Souvent, ce qui sauve les entreprises françaises du CAC 40 c’est qu’elles réalisent une grande part de leur chiffre d’affaires dans les pays émergents, où elles contribuent, par leurs investissements financés grâce à leurs profits, au développement économique et à sortir des peuples entiers de la misère. Qui s’en plaindrait ?
D’où vient le profit ?
Mais ces considérations sur le bon usage des profits ne doivent pas faire oublier l’essentiel : le profit n’est pas le fruit d’une exploitation ; il n’est pas illégitime en soi. Il est vrai que pour certains économistes, comme Ricardo, la justification des profits est bien faible : l’entrepreneur n’est vu que comme un capitaliste, qui se contente d’apporter des capitaux et d’en assumer les risques. Le profit n’est alors qu’une sorte de taux d’intérêt augmenté d’une prime de risque. Il suffira à Marx d’ajouter que le capital n’est que du travail coagulé, puisque pour lui tout repose sur la valeur travail, et l’entrepreneur capitaliste n’est alors plus qu’un exploiteur, qui s’approprie injustement la plus value créée par les salariés.
La vraie justification du profit, se trouve dans « l’art d’entreprendre » (entrepreneurship). L’entrepreneur est celui qui a innové (Schumpeter), organisé la production (Say) mais surtout choisi les marchés et les produits, répondant ainsi aux besoins de la communauté. Pour Kirzner, il est bien un créateur, celui qui a perçu quelque chose (par exemple à partir des prix) que d’autres n’avaient pas vue. Sans lui le produit n’aurait pas existé. Le profit est la juste contrepartie de sa création : l’entrepreneur ne fait que garder ce qu’il a trouvé. Le profit n’est pas le fruit de l’exploitation ou du risque ; il rémunère un véritable service.
Les profits sont trop faibles
Dans cette optique, attaquer les « superprofits » n’a aucun sens. C’est le client qui, en acceptant de payer un certain prix, montre la valeur qu’il attache au service rendu, y compris par l’entrepreneur. La critique des profits élevés n’a de sens que s’ils ont été obtenus, dans un système étatisé, à l’aide de privilèges, de monopoles artificiels, de professions fermées, de subventions étatiques. Mais s’ils ont été obtenus à partir de choix libres, sur un marché concurrentiel, ils deviennent justifiés sur le plan économique comme sur le plan moral.

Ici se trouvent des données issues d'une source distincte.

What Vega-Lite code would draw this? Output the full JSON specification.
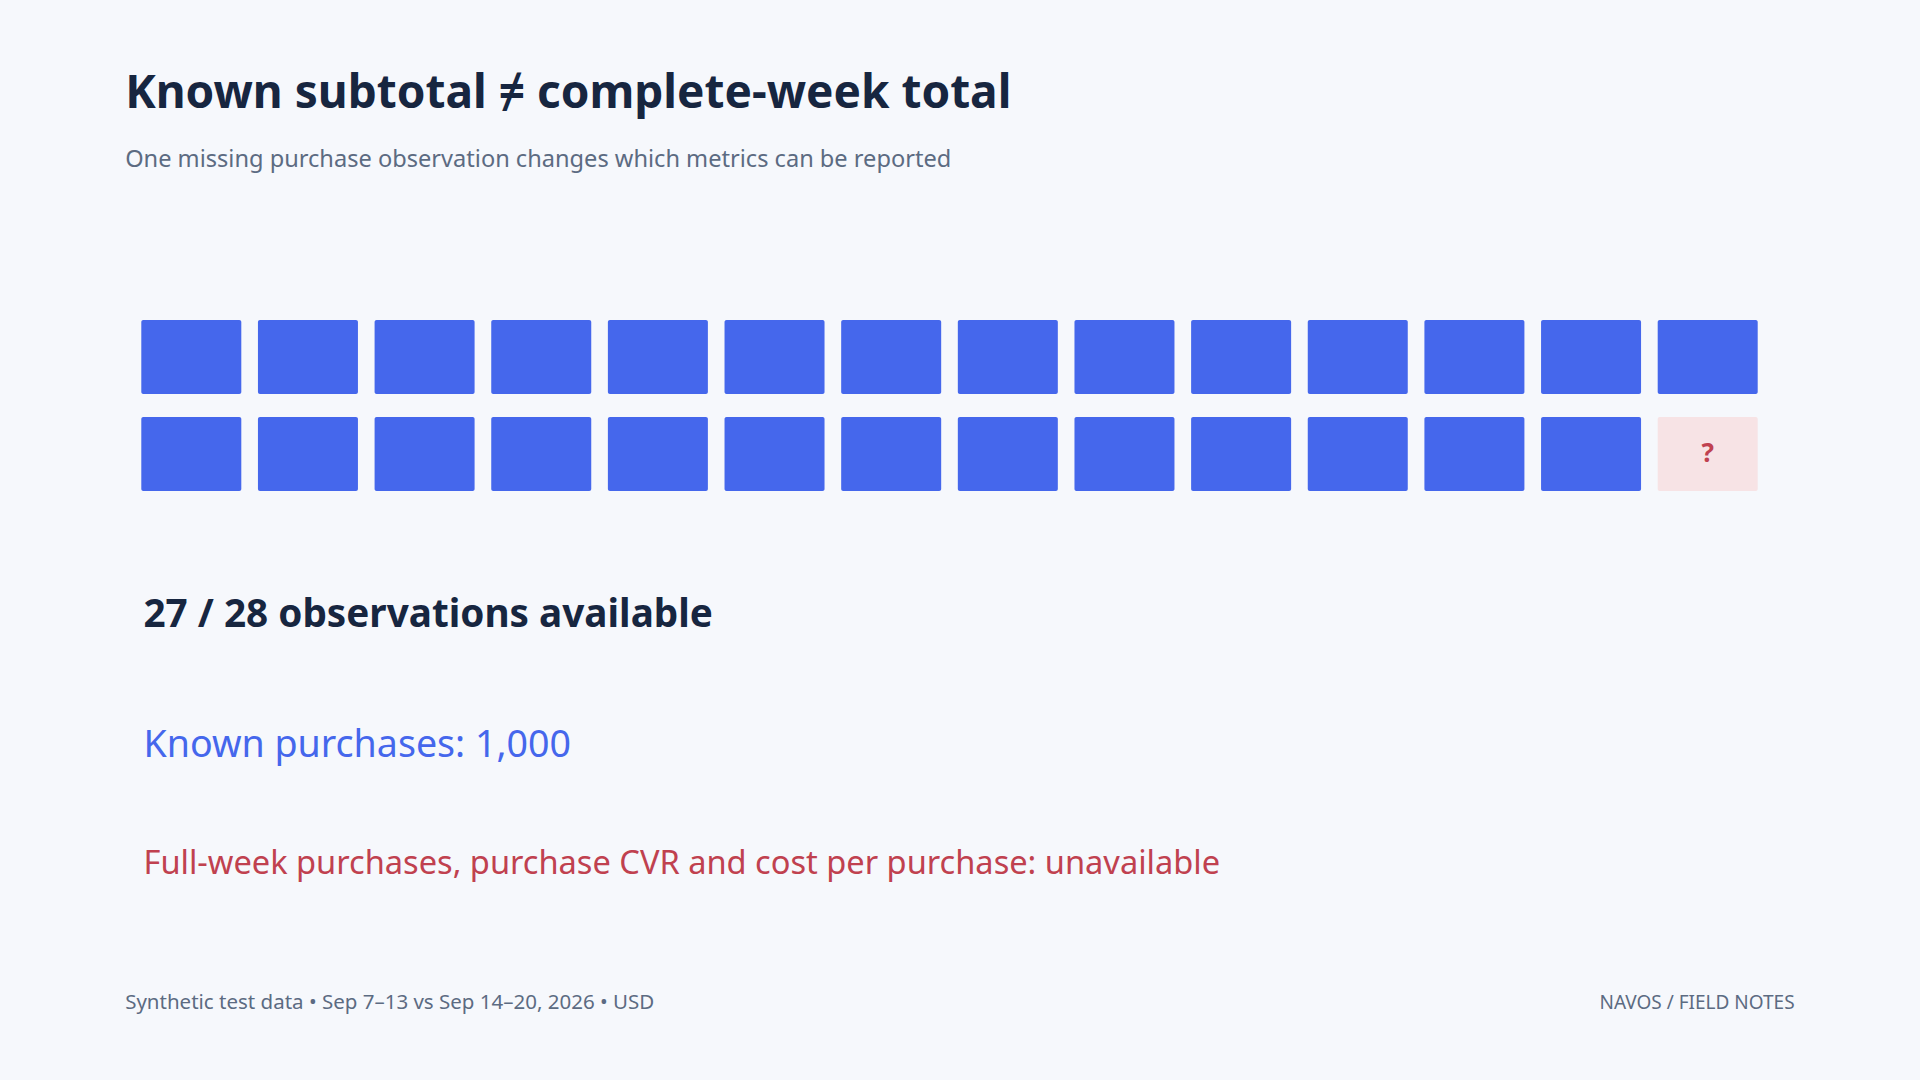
{
  "$schema": "https://vega.github.io/schema/vega-lite/v6.json",
  "description": "Observation grid: 27 of 28 purchase observations present",
  "width": 1920,
  "height": 1080,
  "autosize": {"type": "fit", "contains": "padding"},
  "padding": 0,
  "background": "#f6f8fc",
  "view": {"stroke": null},
  "config": {"font": "Noto Sans"},
  "datasets": {
    "cells": [
      {"obs": 1, "col": 0, "row": 0, "status": "available"},
      {"obs": 2, "col": 1, "row": 0, "status": "available"},
      {"obs": 3, "col": 2, "row": 0, "status": "available"},
      {"obs": 4, "col": 3, "row": 0, "status": "available"},
      {"obs": 5, "col": 4, "row": 0, "status": "available"},
      {"obs": 6, "col": 5, "row": 0, "status": "available"},
      {"obs": 7, "col": 6, "row": 0, "status": "available"},
      {"obs": 8, "col": 7, "row": 0, "status": "available"},
      {"obs": 9, "col": 8, "row": 0, "status": "available"},
      {"obs": 10, "col": 9, "row": 0, "status": "available"},
      {"obs": 11, "col": 10, "row": 0, "status": "available"},
      {"obs": 12, "col": 11, "row": 0, "status": "available"},
      {"obs": 13, "col": 12, "row": 0, "status": "available"},
      {"obs": 14, "col": 13, "row": 0, "status": "available"},
      {"obs": 15, "col": 0, "row": 1, "status": "available"},
      {"obs": 16, "col": 1, "row": 1, "status": "available"},
      {"obs": 17, "col": 2, "row": 1, "status": "available"},
      {"obs": 18, "col": 3, "row": 1, "status": "available"},
      {"obs": 19, "col": 4, "row": 1, "status": "available"},
      {"obs": 20, "col": 5, "row": 1, "status": "available"},
      {"obs": 21, "col": 6, "row": 1, "status": "available"},
      {"obs": 22, "col": 7, "row": 1, "status": "available"},
      {"obs": 23, "col": 8, "row": 1, "status": "available"},
      {"obs": 24, "col": 9, "row": 1, "status": "available"},
      {"obs": 25, "col": 10, "row": 1, "status": "available"},
      {"obs": 26, "col": 11, "row": 1, "status": "available"},
      {"obs": 27, "col": 12, "row": 1, "status": "available"},
      {"obs": 28, "col": 13, "row": 1, "status": "missing"}
    ],
    "notes": [
      {"role": "title", "text": "Known subtotal ≠ complete-week total"},
      {"role": "subtitle", "text": "One missing purchase observation changes which metrics can be reported"},
      {"role": "summary", "text": "27 / 28 observations available"},
      {"role": "known", "text": "Known purchases: 1,000"},
      {"role": "unavailable", "text": "Full-week purchases, purchase CVR and cost per purchase: unavailable"},
      {"role": "source", "text": "Synthetic test data • Sep 7–13 vs Sep 14–20, 2026 • USD"},
      {"role": "brand", "text": "NAVOS / FIELD NOTES"}
    ]
  },
  "layer": [
    {
      "data": {"name": "cells"},
      "mark": {"type": "rect", "width": 100, "height": 74, "cornerRadius": 2},
      "encoding": {
        "x": {"field": "col", "type": "quantitative", "axis": null,
          "scale": {"domain": [-1.64, 14.82], "nice": false, "zero": false}},
        "y": {"field": "row", "type": "quantitative", "axis": null,
          "scale": {"domain": [-3.68, 7.455], "nice": false, "zero": false, "reverse": true}},
        "color": {
          "field": "status",
          "type": "nominal",
          "scale": {"domain": ["available", "missing"], "range": ["#4567ec", "#f7e3e5"]},
          "legend": null
        },
        "tooltip": [{"field": "obs", "title": "Observation"}, {"field": "status", "title": "Status"}]
      }
    },
    {
      "data": {"name": "cells"},
      "transform": [{"filter": "datum.status == 'missing'"}],
      "mark": {"type": "text", "text": "?", "fontSize": 26, "fontWeight": "bold", "color": "#c0414f", "align": "center", "baseline": "middle"},
      "encoding": {
        "x": {"field": "col", "type": "quantitative", "axis": null,
          "scale": {"domain": [-1.64, 14.82], "nice": false, "zero": false}},
        "y": {"field": "row", "type": "quantitative", "axis": null,
          "scale": {"domain": [-3.68, 7.455], "nice": false, "zero": false, "reverse": true}}
      }
    },
    {
      "data": {"name": "notes"},
      "transform": [{"filter": "datum.role == 'title'"}],
      "mark": {"type": "text", "fontSize": 46, "fontWeight": "bold", "color": "#172640", "align": "left", "baseline": "alphabetic"},
      "encoding": {
        "x": {"datum": -0.567, "type": "quantitative", "axis": null,
          "scale": {"domain": [-1.64, 14.82], "nice": false, "zero": false}},
        "y": {"datum": -2.565, "type": "quantitative", "axis": null,
          "scale": {"domain": [-3.68, 7.455], "nice": false, "zero": false, "reverse": true}},
        "text": {"field": "text"}
      }
    },
    {
      "data": {"name": "notes"},
      "transform": [{"filter": "datum.role == 'subtitle'"}],
      "mark": {"type": "text", "fontSize": 23.6, "color": "#5c6b82", "align": "left", "baseline": "alphabetic"},
      "encoding": {
        "x": {"datum": -0.567, "type": "quantitative", "axis": null,
          "scale": {"domain": [-1.64, 14.82], "nice": false, "zero": false}},
        "y": {"datum": -1.957, "type": "quantitative", "axis": null,
          "scale": {"domain": [-3.68, 7.455], "nice": false, "zero": false, "reverse": true}},
        "text": {"field": "text"}
      }
    },
    {
      "data": {"name": "notes"},
      "transform": [{"filter": "datum.role == 'summary'"}],
      "mark": {"type": "text", "fontSize": 38.7, "fontWeight": "bold", "color": "#172640", "align": "left", "baseline": "alphabetic"},
      "encoding": {
        "x": {"datum": -0.41, "type": "quantitative", "axis": null,
          "scale": {"domain": [-1.64, 14.82], "nice": false, "zero": false}},
        "y": {"datum": 2.782, "type": "quantitative", "axis": null,
          "scale": {"domain": [-3.68, 7.455], "nice": false, "zero": false, "reverse": true}},
        "text": {"field": "text"}
      }
    },
    {
      "data": {"name": "notes"},
      "transform": [{"filter": "datum.role == 'known'"}],
      "mark": {"type": "text", "fontSize": 37.6, "color": "#4567ec", "align": "left", "baseline": "alphabetic"},
      "encoding": {
        "x": {"datum": -0.41, "type": "quantitative", "axis": null,
          "scale": {"domain": [-1.64, 14.82], "nice": false, "zero": false}},
        "y": {"datum": 4.122, "type": "quantitative", "axis": null,
          "scale": {"domain": [-3.68, 7.455], "nice": false, "zero": false, "reverse": true}},
        "text": {"field": "text"}
      }
    },
    {
      "data": {"name": "notes"},
      "transform": [{"filter": "datum.role == 'unavailable'"}],
      "mark": {"type": "text", "fontSize": 32.6, "color": "#c0414f", "align": "left", "baseline": "alphabetic"},
      "encoding": {
        "x": {"datum": -0.41, "type": "quantitative", "axis": null,
          "scale": {"domain": [-1.64, 14.82], "nice": false, "zero": false}},
        "y": {"datum": 5.334, "type": "quantitative", "axis": null,
          "scale": {"domain": [-3.68, 7.455], "nice": false, "zero": false, "reverse": true}},
        "text": {"field": "text"}
      }
    },
    {
      "data": {"name": "notes"},
      "transform": [{"filter": "datum.role == 'source'"}],
      "mark": {"type": "text", "fontSize": 20.5, "color": "#5c6b82", "align": "left", "baseline": "alphabetic"},
      "encoding": {
        "x": {"datum": -0.567, "type": "quantitative", "axis": null,
          "scale": {"domain": [-1.64, 14.82], "nice": false, "zero": false}},
        "y": {"datum": 6.726, "type": "quantitative", "axis": null,
          "scale": {"domain": [-3.68, 7.455], "nice": false, "zero": false, "reverse": true}},
        "text": {"field": "text"}
      }
    },
    {
      "data": {"name": "notes"},
      "transform": [{"filter": "datum.role == 'brand'"}],
      "mark": {"type": "text", "fontSize": 19, "color": "#5c6b82", "align": "right", "baseline": "alphabetic"},
      "encoding": {
        "x": {"datum": 13.745, "type": "quantitative", "axis": null,
          "scale": {"domain": [-1.64, 14.82], "nice": false, "zero": false}},
        "y": {"datum": 6.726, "type": "quantitative", "axis": null,
          "scale": {"domain": [-3.68, 7.455], "nice": false, "zero": false, "reverse": true}},
        "text": {"field": "text"}
      }
    }
  ]
}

La confiscation des profits par l’État rend plus difficile l’expansion des entreprises. De plus, l’État s’accapare une grande partie de l’épargne qui va manquer pour l’investissement privé. Dans ces conditions, l’autofinancement devient vital, et s’il faut avoir une inquiétude, elle n’est pas dans l’existence de profits élevés, mais de profits trop faibles. Après la crise dont elles sont à peine sorties, les entreprises subissent une hausse des coûts de production, sur le plan salarial, des matières premières et de l’énergie. Le marché français est léthargique avec une croissance faible, et la seule issue est dans les débouchés et les extensions à l’étranger. Il serait donc hautement souhaitable que la hausse des profits s’accélère, ce qui ne peut se faire sans une baisse du dirigisme économique.